Für eine Bewerbung reicht ein aussagekräftiger Lebenslauf, viele Unternehmen erwarten kein Anschreiben mehr, weil künstliche Intelligenz mitspielt.

Dieser erste Satz ist längst ein No-go: „Sehr geehrte Damen und Herren, hiermit bewerbe ich mich um die Ausbildungsstelle in Ihrem Betrieb.“ Was braucht also eine Bewerbung, um die erste Runde zu überstehen?

Tanja Herrmann-Hurtzig arbeitete mehr als 30 Jahre im Personalmanagement, zuletzt als Personalleiterin. Heute ist sie selbstständige Karrierecoachin. „Bewerbungsunterlagen müssen aussagekräftig sein. Und ich habe häufig Bewerbungen abgelehnt, weil sie einfach nicht aussagekräftig waren“, sagt sie. Allerdings: „Viele Betriebe fordern kein Anschreiben mehr“, weiß die Fachfrau. Das gilt auch für Ausbildungsstellen. Der Grund ist ganz einfach: Viele Unternehmen erhalten ohnehin nur noch wenig Bewerbungen. Also wollen sie es den potenziellen Azubis so leicht wie möglich machen, sich zu melden.

Sich selbst befragen

Es gibt noch einen zweiten Grund dafür, dass immer seltener Anschreiben gefordert werden: Es steht ohnehin immer dasselbe im Brief – ähnliche Satzbausteine, wenig Persönliches. „Ich finde Anschreiben allerdings super“, sagt die ehemalige Personalleiterin, „wenn sie gut gemacht sind.“ Dann können Bewerber mit einem Anschreiben den Unterschied machen. „Macht Euch Gedanken, überlegt Euch etwas, gebt Euch Mühe“, sagt Tanja Herrmann-Hurtzig. Warum möchte ich in einem Betrieb meine Ausbildung machen? Was gefällt mir an dem Unternehmen? Und wer bin ich? Wer sich diese Fragen stellt und im Anschreiben beantwortet, „fällt auf“, so die Expertin.

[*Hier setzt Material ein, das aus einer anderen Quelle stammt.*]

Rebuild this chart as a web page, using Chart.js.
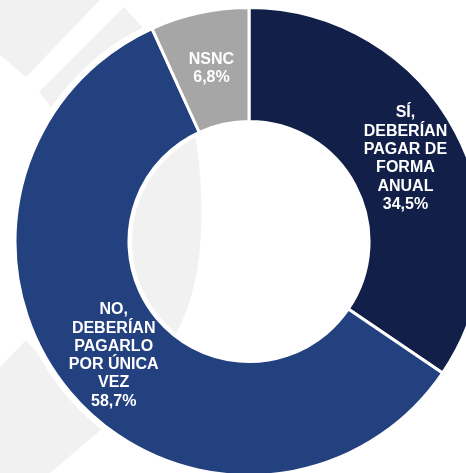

“Es ist wichtig, bestimmte Schlagwörter zu setzen, um von den Matching-Tools der künstlichen Intelligenz erkannt zu werden.”, Tanja Herrmann-Hurtzig, Karrierecoachin

Wer aber doch lieber auf das Anschreiben verzichten möchte, muss die Akzente umso deutlicher im Lebenslauf setzen. Auch dabei gilt: Zeigt, wer Ihr seid. Und: Denkt an KI! Sie unterstützt Arbeitgeber im Bewerbungsverfahren immer häufiger. „Es ist wichtig, bestimmte Schlagwörter zu setzen, um von den Matching-Tools der künstlichen Intelligenz erkannt zu werden“, sagt Herrmann-Hurtzig. Wer sich für eine Lehre in der Autowerkstatt bewirbt, sollte andere Schlagwörter platzieren, als ein Bewerber, der in einer kaufmännischen Ausbildung landen will.

An alles denken

Grundsätzlich gilt: Der Lebenslauf sollte immer mit den aktuellsten Daten beginnen. Auch praktische Erfahrungen können an den Anfang gesetzt werden. Je nachdem, was einem Bewerber in der eigenen Geschichte am Wichtigsten ist. „Viele junge Bewerber vergessen in diesem Moment, was sie schon alles gemacht haben“, sagt die Karrierecoachin aus Langenfeld. Dann findet sich nur der Hinweis auf die Schule im Lebenslauf. Aber die Stunden auf dem Fußballplatz, die Nachhilfe für jüngere Schüler, das Training in der Ballettschule, das Ehrenamt, die Stunden mit dem Schraubenzieher unter der Motorhaube: Erst mit diesen Informationen wird ein Lebenslauf persönlich – und aussagekräftig. „Wenn ich als Personaler erkenne, dass ein Bewerber begeistert von einem Thema ist, kann ich erahnen, wer sich da eigentlich bewirbt und ob derjenige womöglich zu mir passt“, sagt Tanja Herrmann-Hurtzig.Sie empfiehlt: Bewerber sollten in einem ersten Schritt einen Lebenslauf mit allen Informationen zusammenstellen, die sie zu bieten haben. Je nach Betrieb kann er dann gekürzt und angepasst werden. „Ich habe noch nie erlebt, dass ein Lebenslauf zu lang ist“, sagt Hermann-Hurtzig. „Meistens sind sie eher zu kurz.“ Ganz oft werden in Lebensläufen übrigens die Kontaktdaten vergessen. Die sollten am besten gleich am Anfang stehen, damit ein Personalleiter sie immer sofort findet.